During the first quarter of the project, Erika and Trevor undertook a literature review of IBD while focusing on the specific areas and therapies their project would cover. Vital during this time was assistance they received from their science advisor Matthew Dapas, PhD, who also had past experience working in the area but whose R coding expertise served as a particular boon.

“By the end of the first quarter we’d put together the proposal for our project,” Erika said.  “We worked closely with Matt in laying out our game plan and he was especially helpful when it came to preparing us for the programming challenges up ahead. Getting the R script up and running was one of the biggest challenges of the project for us.”

The data for the eight clinical trials was provided by the Yale Open Data Access (YODA) Project, a data storage platform that makes clinical data readily available to researchers and physicians for research purposes. To access the clinical trial data, they would log on remotely while using UChicago computers located at NBC Towers, whose large screens were essential for reviewing the many columns of data. A key hurdle they encountered during this time revolved around missing data sets, which had them reach out to the YODA Project and request they track them down.

“But the missing data sets were only part of the challenge,” said Trevor. “More significant was that the eight clinical trials had different objectives and they organized their data in very different ways, so putting together the data tables was hard work. It was a great lesson in what working with real data entails.”
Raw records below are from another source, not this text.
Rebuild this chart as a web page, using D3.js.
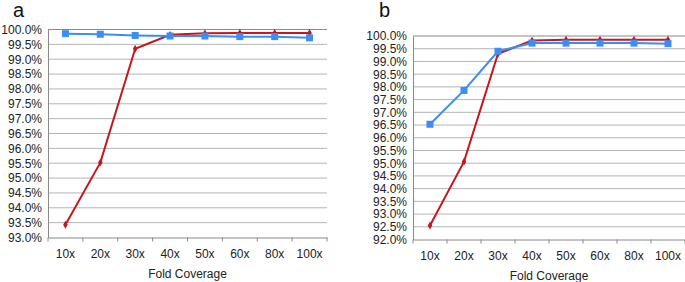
<!DOCTYPE html>
<html>
<head>
<meta charset="utf-8">
<script src="https://cdn.jsdelivr.net/npm/d3@7"></script>
<style>
  body { margin: 0; background: #fff; }
  svg { display: block; font-family: "Liberation Sans", Arial, sans-serif; }
</style>
</head>
<body>
<svg id="chart" width="685" height="282"></svg>
<script>
// categories shared by both panels
const categories = ["10x", "20x", "30x", "40x", "50x", "60x", "80x", "100x"];

// panel a
const redA = [93.43, 95.52, 99.35, 99.82, 99.87, 99.88, 99.88, 99.88];
const blueA = [99.86, 99.84, 99.80, 99.78, 99.78, 99.76, 99.76, 99.72];
const ticksA = [93.0, 93.5, 94.0, 94.5, 95.0, 95.5, 96.0, 96.5, 97.0, 97.5, 98.0, 98.5, 99.0, 99.5, 100.0];

// panel b
const redB = [92.55, 95.06, 99.30, 99.82, 99.85, 99.85, 99.85, 99.85];
const blueB = [96.53, 97.86, 99.40, 99.72, 99.72, 99.72, 99.72, 99.70];
const ticksB = [92.0, 92.5, 93.0, 93.5, 94.0, 94.5, 95.0, 95.5, 96.0, 96.5, 97.0, 97.5, 98.0, 98.5, 99.0, 99.5, 100.0];

const RED = "#c8161d";
const BLUE = "#3b8ef3";

const svg = d3.select("#chart");

function drawPanel(opts) {
  const g = svg.append("g");

  const x = d3.scaleBand()
    .domain(categories)
    .range([opts.left, opts.right]);

  const y = d3.scaleLinear()
    .domain([opts.ticks[0], opts.ticks[opts.ticks.length - 1]])
    .range([opts.bottom, opts.top]);

  // gridlines
  g.selectAll(".grid")
    .data(opts.ticks.slice(1))
    .enter()
    .append("line")
    .attr("x1", opts.left)
    .attr("x2", opts.right)
    .attr("y1", d => y(d))
    .attr("y2", d => y(d))
    .attr("stroke", (d, i) => i === opts.ticks.length - 2 ? "#8a8a8a" : "#b4b4b4")
    .attr("stroke-width", 1);

  // y axis
  const yAxis = g.append("g")
    .attr("transform", `translate(${opts.left},0)`)
    .call(d3.axisLeft(y).tickValues(opts.ticks).tickFormat(d => d.toFixed(1) + "%").tickSize(0).tickPadding(6));
  yAxis.select(".domain").attr("stroke", "#8a8a8a");
  yAxis.selectAll("text").attr("font-size", 12).attr("fill", "#222").attr("font-family", "Liberation Sans, Arial, sans-serif");

  // x axis
  const xAxis = g.append("g")
    .attr("transform", `translate(0,${opts.bottom})`)
    .call(d3.axisBottom(x).tickSize(0).tickPadding(12));
  xAxis.select(".domain").attr("stroke", "#8a8a8a");
  xAxis.selectAll("text").attr("font-size", 12).attr("fill", "#222").attr("font-family", "Liberation Sans, Arial, sans-serif");

  // tick marks at band boundaries
  const bounds = categories.map(c => x(c)).concat([x(categories[categories.length - 1]) + x.bandwidth()]);
  g.selectAll(".xtick")
    .data(bounds)
    .enter()
    .append("line")
    .attr("x1", d => d)
    .attr("x2", d => d)
    .attr("y1", opts.bottom)
    .attr("y2", opts.bottom + 4)
    .attr("stroke", "#8a8a8a");

  const cx = d => x(d) + x.bandwidth() / 2;

  const line = d3.line()
    .x((d, i) => cx(categories[i]))
    .y(d => y(d));

  // red series
  g.append("path")
    .datum(opts.red)
    .attr("d", line)
    .attr("fill", "none")
    .attr("stroke", RED)
    .attr("stroke-width", 2);

  g.selectAll(".redpt")
    .data(opts.red)
    .enter()
    .append("path")
    .attr("d", d3.symbol(d3.symbolDiamond, 18))
    .attr("transform", (d, i) => `translate(${cx(categories[i])},${y(d)})`)
    .attr("fill", RED);

  // blue series
  g.append("path")
    .datum(opts.blue)
    .attr("d", line)
    .attr("fill", "none")
    .attr("stroke", BLUE)
    .attr("stroke-width", 2);

  g.selectAll(".bluept")
    .data(opts.blue)
    .enter()
    .append("rect")
    .attr("x", (d, i) => cx(categories[i]) - 3.5)
    .attr("y", d => y(d) - 3.5)
    .attr("width", 7)
    .attr("height", 7)
    .attr("fill", BLUE);

  // axis title
  g.append("text")
    .attr("x", (opts.left + opts.right) / 2)
    .attr("y", opts.bottom + 40)
    .attr("text-anchor", "middle")
    .attr("font-size", 12)
    .attr("fill", "#222")
    .text("Fold Coverage");

  // panel letter
  g.append("text")
    .attr("x", opts.labelX)
    .attr("y", opts.labelY)
    .attr("font-size", 20)
    .attr("fill", "#111")
    .text(opts.label);
}

drawPanel({ left: 48, right: 327, top: 29.5, bottom: 237.5, ticks: ticksA, red: redA, blue: blueA, label: "a", labelX: 13, labelY: 17 });
drawPanel({ left: 413, right: 685, top: 36, bottom: 239.5, ticks: ticksB, red: redB, blue: blueB, label: "b", labelX: 379, labelY: 17 });
</script>
</body>
</html>
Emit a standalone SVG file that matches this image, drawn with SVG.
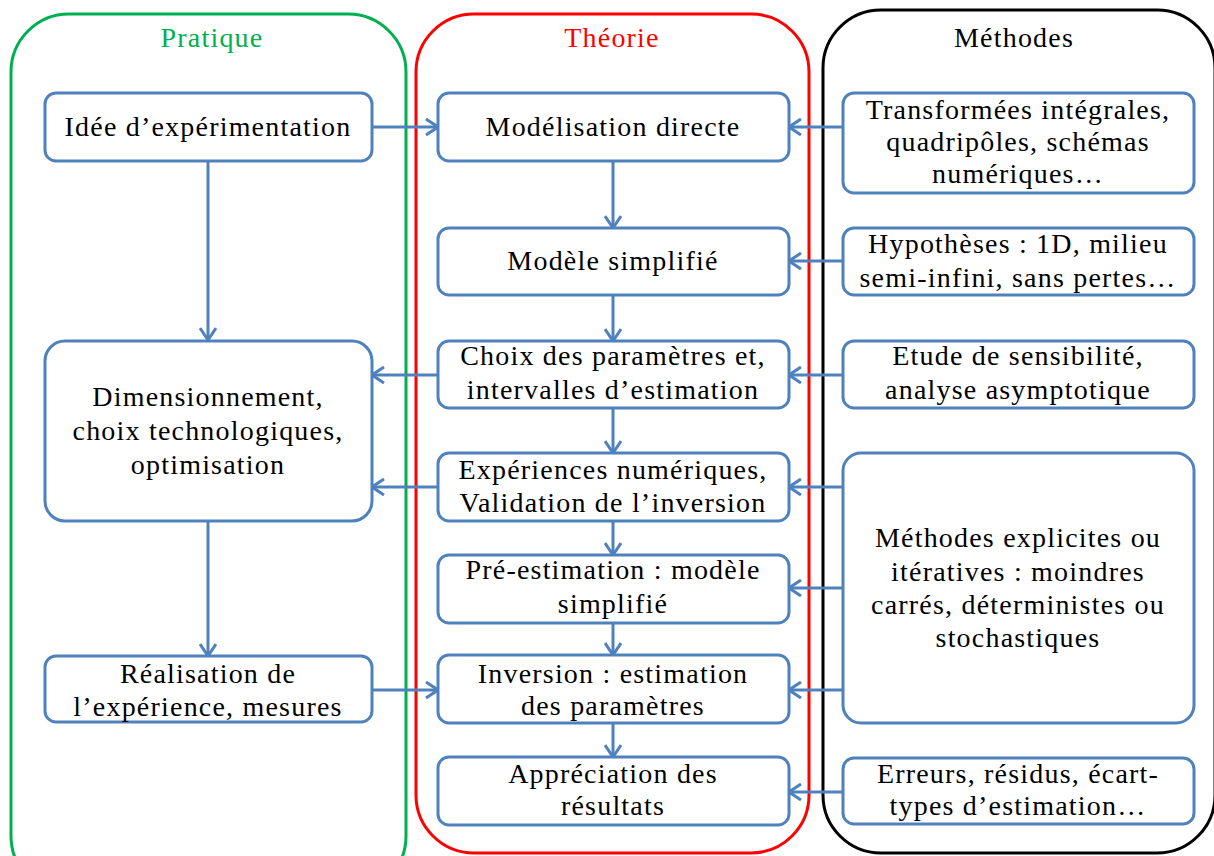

For Erika, too, this was a surprise and also a key learning point that she took away from the project. In fact, in her present position at the Ann & Robert H. Lurie Children’s Hospital, she’s creating a database from the ground up and paying particular attention that the variables she selects will be useful for anyone who uses the database in the future.

“That was really a major lesson,” she said. “No data is perfect. It brought home for me the need to think about the big picture when developing a prospective clinical trial. It’s a matter of organizing the data so that it will be most useful for anyone looking to use and understand it down the line.”

Drawing Conclusions and Looking Ahead

Having taken on the major challenge presented by the data during the second quarter, they were not entirely out of the woods once the third quarter began. As the YODA Project continued to track down and send them the missing data sets they’d requested, incorporating the new data at this late stage often came with unsettling consequences for results they believed were certain.

“It actually became a little exhausting,” Trevor said about the experience of writing and re-writing their capstone report to accommodate the new data. “But it was a great lesson, too. That’s what happens in data science work. No matter what you do, the variables and conclusions are liable to change at any time as new data come in. It’s definitely part of the value of the capstone project that you come away with lessons like that.”

In the end, they concluded that a high dosage of azathioprine had more cases of remission than low dosages of azathioprine in combination therapy. But, these results may be due to a different reason than they’d originally anticipated. Based on previous clinical trials investigating the efficacy of combination therapy, they expected to find that azathioprine would increase blood levels of infliximab. However, their results showed that there may be other explanations, which led Erika and Trevor to speculate about their findings, as well as future next steps. 

“I believe we used the data we had to its full potential,” Erika said. “As for what the next step could be, ideally a prospective clinical trial could be developed using uniform data capture practices. But securing the necessary funding and time isn’t easy, so, in lieu of that path, tracking down the missing data sets could be another way to yield additional significant results.”